BEIRUT: The National Commission for Lebanese Women presented a legal study to Prime Minister Najib Mikati Wednesday, insisting he reconsider making amendments to the nationality law.
“Lebanese women were greatly disappointed by the outcome of the ministerial committee deliberations [in January], which rejected the proposed amendments to the nationality law that currently excludes Lebanese women [married to foreigners] from passing their citizenship on to their children,” Fadi Karam, secretary-general of the commission, said in the study.
The ministerial committee was tasked with studying a proposed amendment that would have allowed Lebanese women married to non-nationals to pass their nationality on to their children. This would allow them equal access to benefits including education and health care.
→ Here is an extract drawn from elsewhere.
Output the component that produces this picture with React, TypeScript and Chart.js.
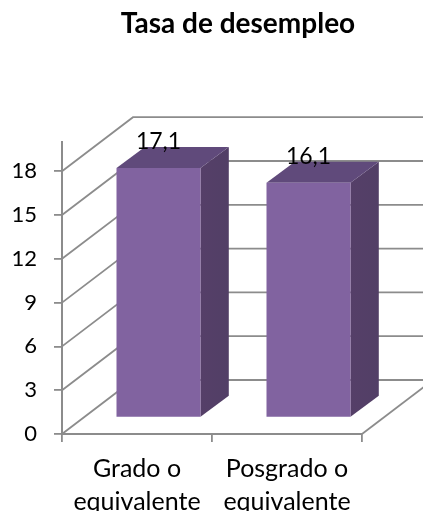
import React, { useEffect, useRef } from "react";
import { Chart, registerables } from "chart.js";

Chart.register(...registerables);

const categories = [["Grado o", "equivalente"], ["Posgrado o", "equivalente"]];
const values = [17.1, 16.1];
const valueLabels = ["17,1", "16,1"];
const chartTitle = "Tasa de desempleo";
const gridValues = [0, 3, 6, 9, 12, 15, 18];

const FONT = "Lato, Carlito, Calibri, sans-serif";
const GRID = "#8c8c8c";
const WALL_DX = 71;
const WALL_DY = 54;
const BAR_SHIFT_X = 21.5;
const BAR_SHIFT_Y = 16.3;
const BAR_DX = 28.3;
const BAR_DY = 21;

const threeD = {
  id: "threeD",
  afterLayout(chart: any) {
    chart.titleBlock.left += 57;
    chart.titleBlock.right += 57;
  },
  beforeDatasetsDraw(chart: any) {
    const { ctx, scales, width } = chart;
    const { x, y } = scales;
    ctx.save();
    ctx.strokeStyle = GRID;
    ctx.lineWidth = 1.8;
    for (const v of gridValues) {
      const py = y.getPixelForValue(v);
      ctx.beginPath();
      ctx.moveTo(x.left, py);
      ctx.lineTo(x.left + WALL_DX, py - WALL_DY);
      ctx.lineTo(width + 2, py - WALL_DY);
      ctx.stroke();
    }
    const py0 = y.getPixelForValue(0);
    ctx.beginPath();
    ctx.moveTo(x.right, py0);
    ctx.lineTo(x.right + WALL_DX, py0 - WALL_DY);
    ctx.stroke();
    ctx.restore();
  },
  beforeDatasetDraw(chart: any, args: any) {
    const { ctx } = chart;
    const bars = chart.getDatasetMeta(args.index).data;
    ctx.save();
    ctx.translate(BAR_SHIFT_X, -BAR_SHIFT_Y);
    for (const bar of bars) {
      const l = bar.x - bar.width / 2;
      const r = bar.x + bar.width / 2;
      const side = ctx.createLinearGradient(r, 0, r + BAR_DX, 0);
      side.addColorStop(0, "#553f68");
      side.addColorStop(1, "#523f66");
      ctx.fillStyle = side;
      ctx.beginPath();
      ctx.moveTo(r, bar.y);
      ctx.lineTo(r + BAR_DX, bar.y - BAR_DY);
      ctx.lineTo(r + BAR_DX, bar.base - BAR_DY);
      ctx.lineTo(r, bar.base);
      ctx.closePath();
      ctx.fill();
      ctx.fillStyle = "#604a7b";
      ctx.beginPath();
      ctx.moveTo(l, bar.y);
      ctx.lineTo(l + BAR_DX, bar.y - BAR_DY);
      ctx.lineTo(r + BAR_DX, bar.y - BAR_DY);
      ctx.lineTo(r, bar.y);
      ctx.closePath();
      ctx.fill();
    }
  },
  afterDatasetDraw(chart: any) {
    chart.ctx.restore();
  },
  afterDatasetsDraw(chart: any) {
    const { ctx } = chart;
    const bars = chart.getDatasetMeta(0).data;
    ctx.save();
    ctx.fillStyle = "#000";
    ctx.font = `23px ${FONT}`;
    ctx.textAlign = "center";
    ctx.textBaseline = "middle";
    bars.forEach((bar: any, i: number) => {
      ctx.fillText(valueLabels[i], bar.x + BAR_SHIFT_X, bar.y - BAR_SHIFT_Y - 26);
    });
    ctx.restore();
  },
};

export default function App() {
  const ref = useRef<HTMLCanvasElement>(null);
  useEffect(() => {
    const chart = new Chart(ref.current!, {
      type: "bar",
      data: {
        labels: categories,
        datasets: [{ data: values, backgroundColor: "#8163a0", barPercentage: 0.56, categoryPercentage: 1 }],
      },
      plugins: [threeD],
      options: {
        responsive: false,
        animation: false,
        devicePixelRatio: 1,
        layout: { padding: { left: 0, right: 61, top: 0, bottom: 0 } },
        plugins: {
          legend: { display: false },
          tooltip: { enabled: false },
          title: {
            display: true,
            text: chartTitle,
            color: "#000",
            font: { family: FONT, size: 28, weight: "bold", lineHeight: 1.2 },
            padding: { top: 7, bottom: 101.4 },
          },
        },
        scales: {
          x: {
            afterFit: (s: any) => { s.height = 77; },
            grid: { drawOnChartArea: false, color: GRID, tickLength: 8, lineWidth: 1.8 },
            border: { color: GRID, width: 2 },
            ticks: { color: "#000", padding: 11, maxRotation: 0, autoSkip: false, font: { family: FONT, size: 25, lineHeight: 1.3 } },
          },
          y: {
            min: 0,
            max: 20,
            bounds: "data",
            afterFit: (s: any) => { s.width = 62; },
            afterBuildTicks: (s: any) => { s.ticks = gridValues.map((value) => ({ value })); },
            grid: { drawOnChartArea: false, color: GRID, tickLength: 8, lineWidth: 1.8 },
            border: { color: GRID, width: 2 },
            ticks: { color: "#000", padding: 17, font: { family: FONT, size: 22 } },
          },
        },
      } as any,
    });
    return () => chart.destroy();
  }, []);
  return <canvas ref={ref} width={423} height={511} style={{ position: "absolute", left: 0, top: 0 }} />;
}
But the committee’s report, prepared for Prime Minister Najib Mikati in January, rejected the proposed changes on the grounds that they would upset the country’s sectarian balance and conflict with Lebanon’s constitutional precept banning the naturalization of Palestinians.
Activists have accused the committee of playing on sectarian fears and exploiting the sensitive topic of Palestinian refugees in order to avoid making the amendment.
The commission argued the committee’s report ignored the rights of Lebanese women and their children, and the constitutional provisions ensuring equality among all citizens.
Activists and rights-based groups staged numerous sit-ins to protest the ministerial committee’s decision after their report was leaked.
The committee report bore the signatures of five out of its six members: Deputy Prime Minister Samir Moqbel, Labor Minister Salim Jreissati, Interior Minister Marwan Charbel, Foreign Minister Adnan Mansour, Justice Minister Shakib Qortbawi and Information Minister Walid Daouk.
Social Affairs Minister Wael Abu Faour’s signature was absent. The minister later explained he had not been invited to the committee meetings and knew nothing about the report.